Узурпаторы и самозванцы «степных империй». История тюркомонгольских государств в переворотах, мятежах и иностранных завоеваниях - страница 33
Сведения источников, относящиеся к периоду 1336 — первой половины 1337 гг., даже не позволяют сделать вывод, что Туга-Тимур изначально вообще намеревался претендовать на все наследие ильханов[224]. Однако вскоре у него такое намерение появилось: 10 июля 1337 г. сошел с политической сцены ильхан Муса — последний отпрыск дома Хулагуидов по мужской линии, в происхождении которого практически не высказывалось сомнений (с ним Туга-Тимур даже пытался заключить военный союз)[225]. Единственной претенденткой на трон на тот момент оставалась ханша Сатибек, чем и решил воспользоваться потомок Хасара.
Возникла правовая коллизия: кто же имел больше прав на трон — женщина, царевна Сатибек, являвшаяся сестрой, дочерью, внучкой и даже вдовой ильханов из рода Чингизидов, или же потомок брата Чингис-хана, но зато по прямой мужской линии?

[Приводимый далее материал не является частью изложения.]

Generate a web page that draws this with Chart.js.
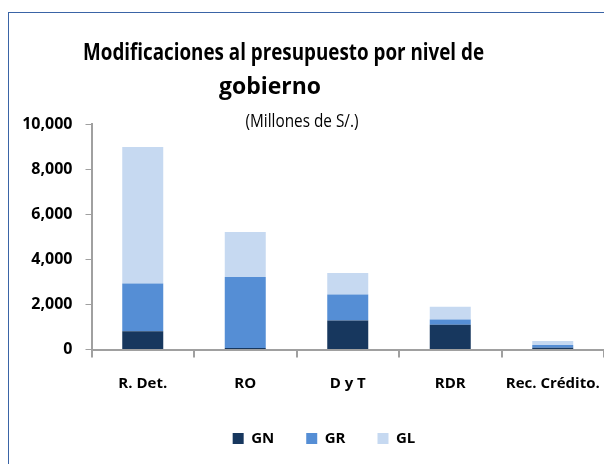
<!DOCTYPE html>
<html>
<head>
<meta charset="utf-8">
<script src="https://cdn.jsdelivr.net/npm/chart.js@4.4.1/dist/chart.umd.min.js"></script>
<style>
    html, body { margin: 0; padding: 0; background: #fff; overflow: hidden; }
    #wrap { position: relative; width: 604px; height: 464px; }
    #frame {
        position: absolute; left: 8px; top: 12px; width: 900px; height: 900px;
        border-left: 1.5px solid #3a64a6; border-top: 1.5px solid #3a64a6;
    }
    canvas { position: absolute; left: 0; top: 0; }
</style>
</head>
<body>
<div id="wrap">
    <div id="frame"></div>
    <canvas id="Chart" width="604" height="464"></canvas>
</div>
<script>
// data (millones de S/.)
const categories = ["R. Det.", "RO", "D y T", "RDR", "Rec. Crédito."];
const gn = [810, 70, 1290, 1100, 80];
const gr = [2120, 3145, 1150, 230, 120];
const gl = [6050, 2000, 950, 570, 180];
const yTicks = [0, 2000, 4000, 6000, 8000, 10000];

const titleLines = ["Modificaciones al presupuesto por nivel de", "gobierno"];
const subtitle = "(Millones de S/.)";

const FONT = "'Open Sans', Lato, sans-serif";

// titulo dibujado a mano (va encima del area del grafico, como en Excel)
const titlePlugin = {
    id: "titles",
    afterLayout(chart) {
        // la leyenda de Excel queda algo corrida a la derecha
        chart.legend.left = 44;
    },
    afterDraw(chart) {
        const ctx = chart.ctx;
        ctx.save();
        ctx.fillStyle = "#000";
        ctx.textAlign = "center";
        ctx.textBaseline = "alphabetic";
        ctx.font = "bold 24px " + FONT;
        ctx.fillText(titleLines[0], 283.5, 60, 401);
        ctx.fillText(titleLines[1], 270, 94, 102);
        ctx.font = "19px " + FONT;
        ctx.fillText(subtitle, 302, 127, 113);
        ctx.restore();
    },
};

const axisGray = "#a0a0a0";

new Chart(document.getElementById("Chart").getContext("2d"), {
    type: "bar",
    data: {
        labels: categories,
        datasets: [
            { label: "GN", data: gn, backgroundColor: "#17375e" },
            { label: "GR", data: gr, backgroundColor: "#558ed5" },
            { label: "GL", data: gl, backgroundColor: "#c6d9f1" },
        ],
    },
    options: {
        responsive: false,
        animation: false,
        layout: { padding: { top: 124, left: 0, right: 0, bottom: 8 } },
        datasets: { bar: { barPercentage: 1, categoryPercentage: 0.4, borderWidth: 0 } },
        scales: {
            x: {
                stacked: true,
                grid: { drawOnChartArea: false, drawTicks: true, tickLength: 8, color: axisGray, lineWidth: 2 },
                border: { display: true, color: axisGray, width: 2 },
                ticks: { color: "#000", font: { family: FONT, size: 15, weight: "bold" }, padding: 17, maxRotation: 0 },
                afterFit(scale) {
                    scale.height = 49.5;
                    scale.paddingLeft = 0;
                    scale.paddingRight = 0;
                },
            },
            y: {
                stacked: true,
                min: 0,
                max: 10000,
                afterBuildTicks(scale) { scale.ticks = yTicks.map(v => ({ value: v })); },
                grid: { drawOnChartArea: false, drawTicks: true, tickLength: 6, color: axisGray, lineWidth: 1 },
                border: { display: true, color: axisGray, width: 2 },
                ticks: {
                    color: "#000",
                    font: { family: FONT, size: 16, weight: "bold" },
                    padding: 13,
                    callback: v => v.toLocaleString("en-US"),
                },
                afterFit(scale) { scale.width = 91.5; },
            },
        },
        plugins: {
            legend: {
                position: "bottom",
                labels: {
                    color: "#000",
                    boxWidth: 11,
                    boxHeight: 11,
                    padding: 32,
                    font: { family: FONT, size: 15, weight: "bold" },
                },
            },
            title: { display: false },
            tooltip: { enabled: false },
        },
    },
    plugins: [titlePlugin],
});
</script>
</body>
</html>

Прямого ответа на этот вопрос в чингизидском законодательстве не было: вопроса, связанного с наследованием престола ханскими дочерями попросту не возникало, поскольку в этом весьма многочисленном роду всегда можно было найти более-менее легитимного претендента на трон мужского пола. Представляется вполне логичным и юридически обоснованным, что после пресечения рода Хулагу на трон Ирана вполне могли претендовать члены других ветвей рода Чингизидов — в частности, представители династии Юань в Китае (являвшиеся ближайшими родственниками иль-ханов, поскольку обе династии происходили от Тулуя, четвертого сына Чингис-хана), члены правящего рода Чагатайского улуса и, наконец, царевичи из Золотой Орды.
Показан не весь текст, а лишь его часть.